Neben Venstre und den Konservativen erlebten auch Radikale Venstre (von 16 auf 7 Mandate) und die Dänische Volkspartei (von 16 auf 5 Mandate) Pleiten. Bei den Radikalen kostet dies Lotte Rod aus Apenrade den Posten im Folketing.

Poulsen und Ellemann haben vor der Wahl versichert, dass sie keine Regierung mit Frederiksen bilden wollen. Mette Frederiksen wird aber dennoch den bürgerlichen Parteien die Hand reichen: Lars Løkkes Moderaten gelten als sicherer Partner, aber springen Ellemann oder Pape über ihren eigenen Schatten und machen noch das Beste aus ihren Wahlniederlagen?

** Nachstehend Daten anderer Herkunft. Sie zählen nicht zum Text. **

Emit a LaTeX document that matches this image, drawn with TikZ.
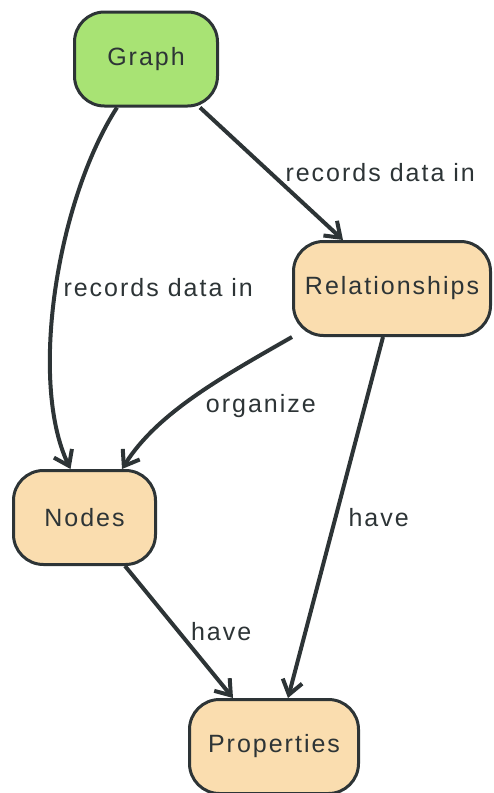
\documentclass[tikz,border=0pt]{standalone}
\usepackage{xcolor}
\usepackage{fontspec}
\setmainfont{Liberation Sans}[LetterSpace=8]
\usepackage{tikz}
\usetikzlibrary{arrows.meta, positioning, calc}

\definecolor{inkdark}{HTML}{2D3436}
\definecolor{graphgreen}{HTML}{A8E374}
\definecolor{partpeach}{HTML}{FADDAF}

\begin{document}
\begin{tikzpicture}[x=1pt, y=-1pt,
		box/.style={draw=inkdark, line width=3pt, rounded corners=30pt, inner sep=0pt,
			minimum height=94pt, text=inkdark, font=\fontsize{25}{30}\selectfont},
		link/.style={draw=inkdark, line width=4pt, -{Straight Barb[length=14pt,width=20pt]}},
		lbl/.style={anchor=west, inner sep=0pt, text=inkdark, font=\fontsize{25}{30}\selectfont}]
			
			% ----- Canvas -----
			\useasboundingbox (0,0) rectangle (493,793);
			
			% ----- Boxes -----
			\node[box, fill=graphgreen, minimum width=143pt] (graph) at (146,59) {Graph};
			\node[box, fill=partpeach, minimum width=197pt] (rel) at (392,288.5) {Relationships};
			\node[box, fill=partpeach, minimum width=142pt] (nodes) at (84.5,517.5) {Nodes};
			\node[box, fill=partpeach, minimum width=169pt] (props) at (274,746.5) {Properties};
			
			% ----- Links out of Graph -----
			\draw[link] ([xshift=-29pt]graph.south) .. controls +(-60,93) and +(-42,-87) .. ([xshift=-14pt]nodes.north)
				node[lbl, pos=0.5, xshift=6pt, yshift=3pt] {records data in};
			\draw[link] ([xshift=54pt]graph.south) -- ([xshift=-49pt]rel.north)
				node[lbl, pos=0.5, xshift=12pt, yshift=1pt] {records data in};
			
			% ----- Links out of Relationships -----
			\draw[link] (rel.south west) .. controls +(-70,40) and +(35,-56) .. ([xshift=37.5pt]nodes.north)
				node[lbl, pos=0.5, xshift=10pt, yshift=-9pt] {organize};
			\draw[link] ([xshift=-9pt]rel.south) -- ([xshift=14pt]props.north)
				node[lbl, pos=0.5, xshift=11pt] {have};
			
			% ----- Link out of Nodes -----
			\draw[link] ([xshift=40.5pt]nodes.south) -- ([xshift=-41pt]props.north)
				node[lbl, pos=0.5, xshift=10pt] {have};
			
		\end{tikzpicture}
\end{document}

Der bisherigen Rhetorik nach zu beurteilen, scheint dies eher unrealistisch. Aber nach der Wahl werden die Karten neu gemischt – in einem bunten Folketing mit nun zwölf Parteien.

Die besten Chancen auf den Spitzenposten im Staatsministerium hat eindeutig Mette Frederiksen. In den nächsten Wochen wird sie ihre Karten aber klug spielen müssen, wenn sie die Blockpolitik außer Kraft setzen möchte.

Und schließlich darf die Feinzählung am Mittwoch das Wahl-Drama nicht um ein weiteres Kapitel ergänzen …

Anmerkung der Redaktion: Lotte Rod behält ihren Platz im Folketing, da sie eines der Überhangmandate erzielt hat.